Paul Puratich was an early believer in the diversification of his fishing operations; and his grandsons continue that philosophy today. Paul was an active and proficient salmon fisherman in Alaska and the Puget Sound but he was also an early participant in Oregon and California sardine fishing. Paul had his boats specifically constructed for the purpose of being employed in various fisheries. Paul's son, John (Johnny) was a pioneer in the Northwest hake fishery; the "St. Janet" was used for this fishery and was kept busy for much of the year. Robert (Bob) started fishing when he was 7 and Joseph (Joe) started when he was about 8; they both carry on the tradition as a commercial fisherman started by the Grandfather those many years ago.
Some of the Puratich family boats were: "Favorite"; "Venus"; "Lone Eagle" (lost when involved in a collision with the destroyer "Crosby" in April 1940); "Alaskan"; St. Janet", "Marauder I" and "Marauder II".
I want to thank the City of Gig Harbor for allowing me to use material from the Historic American Engineering Survey on Gig Harbor Net Sheds. The complete surveys can be located http://www.cityofgigharbor.net/page.php?id=689
The PURATICH NETSHED is the eighth of 17 netsheds along Gig Harbor’s waterfront and will be the subject of this week’s blog. A copy of the survey can be accessed at http://www.cityofgigharbor.net/page.php?id=1103. The survey includes Engineered drawings in Plan and Profile thanks to funds provided by the Washington Department of Archaeology and Historic Preservation and the National Trust. To view images of the Puratich Netshe go to http://www.cityofgigharbor.net/files/library/01c61c01c78fc500.pdf
You can also obtain a copy of a brochure for a self-guided tour of the 17 netsheds from the City of Gig Harbor, the Harbor History Museum, or the Chamber of Commerce or click http://www.cityofgigharbor.net/files/library/7ddc034fdcde1ad9.pdf
To me and many others, the netsheds of Gig Harbor are a constant reminder of the first major industry here after the white settlers arrived.
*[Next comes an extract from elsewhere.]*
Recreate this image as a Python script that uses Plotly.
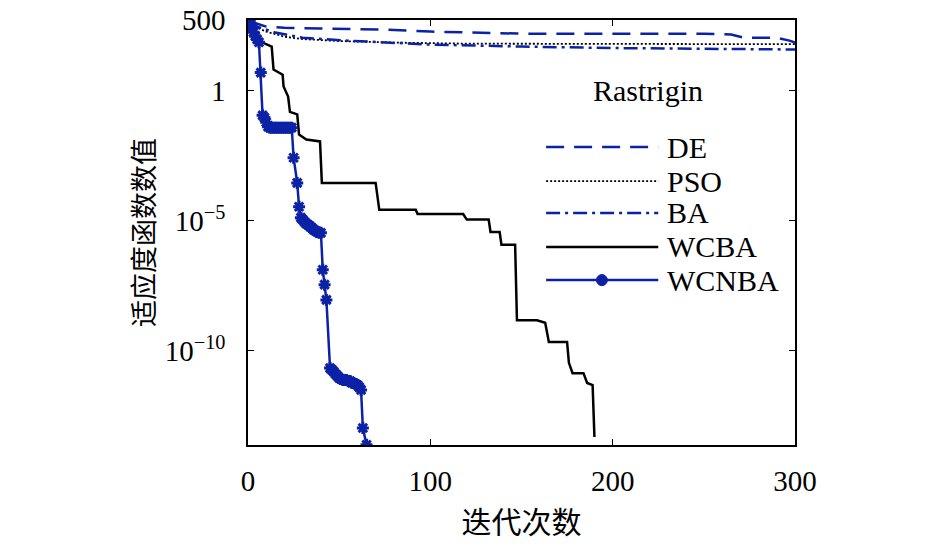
import plotly.graph_objects as go

# convergence curves (Rastrigin)
de_iter = [1, 5, 10, 20, 40, 75, 100, 120, 150, 250, 265, 272, 290, 297, 300]
de_val = [500, 360, 280, 255, 235, 215, 180, 165, 150, 150, 138, 105, 105, 81, 68]

pso_iter = [1, 5, 10, 20, 30, 50, 80, 120, 300]
pso_val = [500, 255, 180, 115, 93, 78, 68, 62, 59]

ba_iter = [1, 5, 15, 30, 55, 75, 100, 150, 200, 300]
ba_val = [500, 280, 165, 105, 81, 68, 57, 48, 42, 37]

wcba_iter = [1, 8, 13, 14, 19, 19.5, 22, 23, 27, 28, 32, 39.5, 40.5, 70, 72, 92, 93,
             118, 120, 132, 133, 138, 139, 146.5, 147.5, 158.5, 163, 165, 175, 176,
             178, 184, 186, 189, 190]
wcba_val = [500, 68, 48, 6.3, 4.0, 1.4, 0.58, 0.15, 0.12, 0.02, 0.013, 0.011, 2.8e-4,
            2.8e-4, 2.6e-5, 2.6e-5, 1.8e-5, 1.8e-5, 1.1e-5, 1.1e-5, 3.7e-6, 3.7e-6,
            1.2e-6, 1.2e-6, 1.5e-9, 1.5e-9, 1.2e-9, 2.2e-10, 2.2e-10, 3.5e-11,
            1.4e-11, 1.4e-11, 5.9e-12, 4.9e-12, 5e-14]

wcnba_iter = [1, 2, 3, 4, 5, 6, 7, 8, 9, 10, 11, 12, 13, 14, 15, 16, 17, 18, 19, 20,
              21, 22, 23, 24, 25, 27, 28, 29, 30, 31, 32, 33, 34, 35, 36, 37, 38, 39,
              40, 41, 42, 43, 45, 46, 47, 48, 49, 50, 51, 52, 53, 54, 55, 56, 57, 58,
              59, 60, 61, 62, 63, 65]
wcnba_val = [500, 250, 170, 120, 90, 70, 4.8, 0.11, 0.09, 0.06, 0.04, 0.037, 0.037,
             0.037, 0.037, 0.037, 0.037, 0.037, 0.037, 0.037, 0.037, 0.037, 0.037,
             0.037, 0.0026, 2.8e-4, 3.4e-5, 1.3e-5, 1.1e-5, 9.0e-6, 7.6e-6, 6.9e-6,
             6.0e-6, 5.3e-6, 4.5e-6, 4.1e-6, 3.7e-6, 3.4e-6, 3.4e-6, 1.3e-7, 3.5e-8,
             9.1e-9, 2.2e-11, 1.9e-11, 1.6e-11, 1.3e-11, 1.1e-11, 9.2e-12, 8.4e-12,
             7.7e-12, 7.7e-12, 7.7e-12, 7.0e-12, 7.0e-12, 5.9e-12, 5.9e-12, 5.4e-12,
             4.9e-12, 4.1e-12, 3.2e-12, 1.1e-13, 2.5e-14]

ytick_vals = [1e-10, 1e-5, 1, 500]
ytick_text = ["10<sup>−10</sup>", "10<sup>−5</sup>", "1", "500"]
xtick_vals = [0, 100, 200, 300]

BLUE = "#0c22a6"
SERIF = "Liberation Serif, Times New Roman, serif"
CJK = "Noto Sans CJK SC"

styles = {
    "DE": dict(color=BLUE, width=2.5, dash="18px,10px"),
    "PSO": dict(color="black", width=1.8, dash="2px,2px"),
    "BA": dict(color=BLUE, width=2.5, dash="14px,5px,3px,5px"),
    "WCBA": dict(color="black", width=2.5),
    "WCNBA": dict(color=BLUE, width=2.5),
}

fig = go.Figure()

fig.add_trace(go.Scatter(x=de_iter, y=de_val, mode="lines", name="DE", line=styles["DE"]))
fig.add_trace(go.Scatter(x=pso_iter, y=pso_val, mode="lines", name="PSO", line=styles["PSO"]))
fig.add_trace(go.Scatter(x=ba_iter, y=ba_val, mode="lines", name="BA", line=styles["BA"]))
fig.add_trace(go.Scatter(x=wcba_iter, y=wcba_val, mode="lines", name="WCBA",
                         line=styles["WCBA"]))
fig.add_trace(go.Scatter(x=wcnba_iter, y=wcnba_val, mode="lines+markers", name="WCNBA",
                         line=styles["WCNBA"],
                         marker=dict(symbol="asterisk-open", size=10, color=BLUE,
                                     line=dict(color=BLUE, width=3))))

fig.add_annotation(x=0.731, y=0.833, xref="paper", yref="paper", text="Rastrigin",
                   showarrow=False, xanchor="center", yanchor="middle",
                   font=dict(family=SERIF, size=30, color="black"))

# hand-drawn legend box (long line samples like the original)
legend_y = [0.701, 0.621, 0.546, 0.466, 0.388]
for name, ly in zip(styles, legend_y):
    fig.add_shape(type="line", xref="paper", yref="paper", x0=0.545, x1=0.750,
                  y0=ly, y1=ly, line=styles[name])
    fig.add_annotation(x=0.762, y=ly, xref="paper", yref="paper", text=name,
                       showarrow=False, xanchor="left", yanchor="middle",
                       font=dict(family=SERIF, size=30, color="black"))
fig.add_shape(type="circle", xref="paper", yref="paper", x0=0.637, x1=0.657,
              y0=legend_y[-1] - 0.013, y1=legend_y[-1] + 0.013,
              fillcolor=BLUE, line=dict(color=BLUE, width=1))

fig.update_layout(
    width=946, height=546,
    margin=dict(l=248, r=151, t=20, b=101),
    plot_bgcolor="white", paper_bgcolor="white",
    showlegend=False,
)

fig.update_xaxes(
    range=[0, 300], tickvals=xtick_vals, ticks="inside", ticklen=6,
    tickcolor="black", showline=True, linecolor="black", linewidth=1.5,
    mirror="ticks", showgrid=False, zeroline=False, automargin=False,
    tickfont=dict(family=SERIF, size=29, color="black"), ticklabelstandoff=9,
    title=dict(text="迭代次数", font=dict(family=CJK, size=30, color="black"),
               standoff=16),
)
fig.update_yaxes(
    type="log", range=[-13.61, 2.70], tickvals=ytick_vals, ticktext=ytick_text,
    ticks="inside", ticklen=6, tickcolor="black", showline=True,
    linecolor="black", linewidth=1.5, mirror="ticks", showgrid=False,
    zeroline=False, automargin=False, ticklabeloverflow="allow",
    tickfont=dict(family=SERIF, size=29, color="black"), ticklabelstandoff=15,
    title=dict(text="适应度函数数值", font=dict(family=CJK, size=27, color="black"),
               standoff=2),
)

# drop the page's default body margin so the figure sits at the window corner
fig.write_html("out.html", config={"displayModeBar": False},
               post_script="document.body.style.margin = '0';")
It was the Europeans escaping hard times in their homelands that came to Gig Harbor and either took up fishing or continued fishing earning them and their families a livelihood on the water harvesting the bountiful fish in the surrounding waters. The principle fishermen were Croatians, but there were many Scandinavians as well.
The 'netsheds' were built by the immigrants to provide a place to mend nets, repair their boats, provide a gathering place between fishing seasons and perform other jobs necessary to get their boats ready for the next venture at sea. Fishing is a full time job otherwise known as "12-month job". Many men fished the Pacific Ocean waters from the coast of South America to the Bering Sea.
Today's fishermen ranging in age from their 60s (maybe 70s) to their early 20s are still carrying on the traditions and values of their ancestors. Fishing is a living, thriving, industry - young people still enter the fishing profession after completing their education. Over the past 36 years that I have lived in Gig Harbor I have seen many historic net sheds and fishing families properties disappear. Some of these historic properties have changed hands and have been adapted to reuse and rebuilt retaining little if any of the original features.
When you look at the west side of Gig Harbor Bay and you'll find the 17 net sheds we are identifying in this and the other 16 blogs, you can see the remnants of what was one of the most vibrant working waterfronts on the Puget Sound.
Okay, so now I have encouraged you to check out a few of these structures - how do you go about it? As I mentioned earlier, the City of Gig Harbor has prepared a brochure for a self-guided tour of all 17 net sheds. Grab a copy and then decide how you are going to do it. http://www.cityofgigharbor.net/files/library/7ddc034fdcde1ad9.pdf But remember that except for the Skansie and Ancich Brothers netsheds these netsheds are privately owned and you will need permission from the owner to enter unless they are operated as a business enterprise open to the public.
If you have a boat, that is the best way; it allows you to close your eyes and visualize how busy those properties were in their heyday. But, though not quite as impressive, you can do the same thing walking along Harborview from the old Ferry dock at the mouth of the harbor all the way up to West Shore Marina.